Gar nicht, diese jahrelange Achterbahnfahrt ist mir total präsent.

Was hat Sie dabei angetrieben?

Erstens: Ich bin ein Typ, der kaum ein Nein akzeptiert. Zweitens: Angesichts von den Bauten in Essen Dortmund und Köln wäre das Orchester dauerhaft ohne guten Konzertsaal untergegangen. Das durfte einfach nicht sein.

Was bleibt von Bochum?

Meine Zeit hier sehe ich als Privileg, sie wird immer eines der großen Geschenke meines Lebens sein. Das bleibt, darunter lässt sich kein Schlussstrich ziehen.

In Israel leitet Steven Sloane künftig das Jerusalem Symphony Orchestra

Künftige Zentren im Leben von Steven Sloane (63) werden Jerusalem, Berlin und Wien sein.

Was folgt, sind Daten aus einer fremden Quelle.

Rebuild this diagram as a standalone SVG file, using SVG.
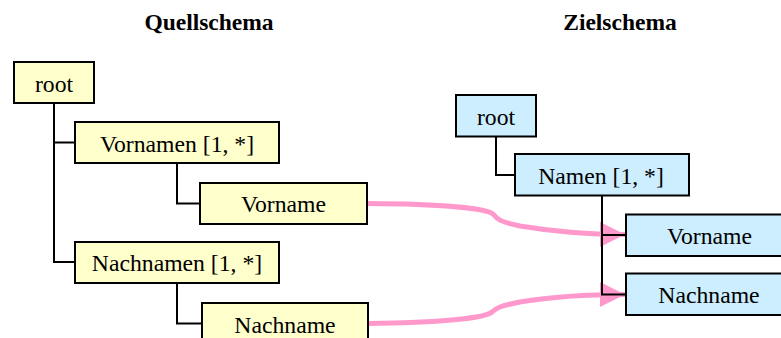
<svg xmlns="http://www.w3.org/2000/svg" width="781" height="338" viewBox="0 0 781 338">
<defs>
<style>
.title{font-family:"Liberation Serif","Times New Roman",serif;font-size:23.5px;font-weight:bold;fill:#000;text-anchor:middle}
.lbl{font-family:"Liberation Serif","Times New Roman",serif;font-size:23.7px;fill:#000;text-anchor:middle}
.src{fill:#ffffcc;stroke:#000;stroke-width:2}
.tgt{fill:#cceeff;stroke:#000;stroke-width:2}
.tree{fill:none;stroke:#000;stroke-width:2}
.map{fill:none;stroke:#ff99cc;stroke-width:5;marker-end:url(#arr)}
</style>
<marker id="arr" markerUnits="userSpaceOnUse" markerWidth="26" markerHeight="26" refX="25" refY="12.5" orient="auto">
<path d="M0,0 L25,12.5 L0,25 z" fill="#ff99cc"/>
</marker>
</defs>
<rect width="781" height="338" fill="#fff"/>
<text class="title" x="209" y="30">Quellschema</text>
<text class="title" x="620" y="30">Zielschema</text>
<g id="connectors">
<path class="map" d="M368,203.5 C440,204 485,208 493,214 C497,219 500,222 520,226 C550,231 580,234.5 625,234.5"/>
<path class="map" d="M368,323.5 C440,323 485,318 492,312 C496,308 500,306 520,302 C550,297 580,294.5 625,294.5"/>
<path class="tree" d="M54,103 V262 H75 M54,142.5 H75"/>
<path class="tree" d="M177,163 V203.5 H200"/>
<path class="tree" d="M177,283 V323.5 H202"/>
<path class="tree" d="M496,136.5 V175 H515"/>
<path class="tree" d="M602,195.5 V294.5 H626 M602,235 H626"/>
</g>
<g id="src-root"><rect class="src" x="14" y="62" width="80" height="41"/><text class="lbl" x="54" y="91.5">root</text></g>
<g id="src-vornamen"><rect class="src" x="75" y="122" width="204" height="41"/><text class="lbl" x="177" y="151.5">Vornamen [1, *]</text></g>
<g id="src-vorname"><rect class="src" x="200" y="183" width="167" height="41"/><text class="lbl" x="283.5" y="212">Vorname</text></g>
<g id="src-nachnamen"><rect class="src" x="75" y="242" width="204" height="41"/><text class="lbl" x="177" y="271">Nachnamen [1, *]</text></g>
<g id="src-nachname"><rect class="src" x="202" y="303" width="166" height="42"/><text class="lbl" x="285" y="333">Nachname</text></g>
<g id="tgt-root"><rect class="tgt" x="456" y="95" width="80" height="41.5"/><text class="lbl" x="496" y="125">root</text></g>
<g id="tgt-namen"><rect class="tgt" x="515" y="154" width="174" height="41.5"/><text class="lbl" x="601" y="184">Namen [1, *]</text></g>
<g id="tgt-vorname"><rect class="tgt" x="626" y="214.5" width="167" height="41.5"/><text class="lbl" x="709.5" y="243.5">Vorname</text></g>
<g id="tgt-nachname"><rect class="tgt" x="626" y="273.5" width="167" height="41.5"/><text class="lbl" x="709" y="303">Nachname</text></g>
</svg>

In Israel leitet er das Jerusalem Symphony Orchestra, in Berlin hat er an der Universität der Künste eine Professor für Dirigieren inne – und in Wien ist Steven Sloanes Frau Lotte de Beer zur Intendantin der Volksoper berufen worden.

Sloanes Abschiedskonzert wird am 25. Juni um 18 Uhr live auf der Website der Bochumer Symphoniker gestreamt.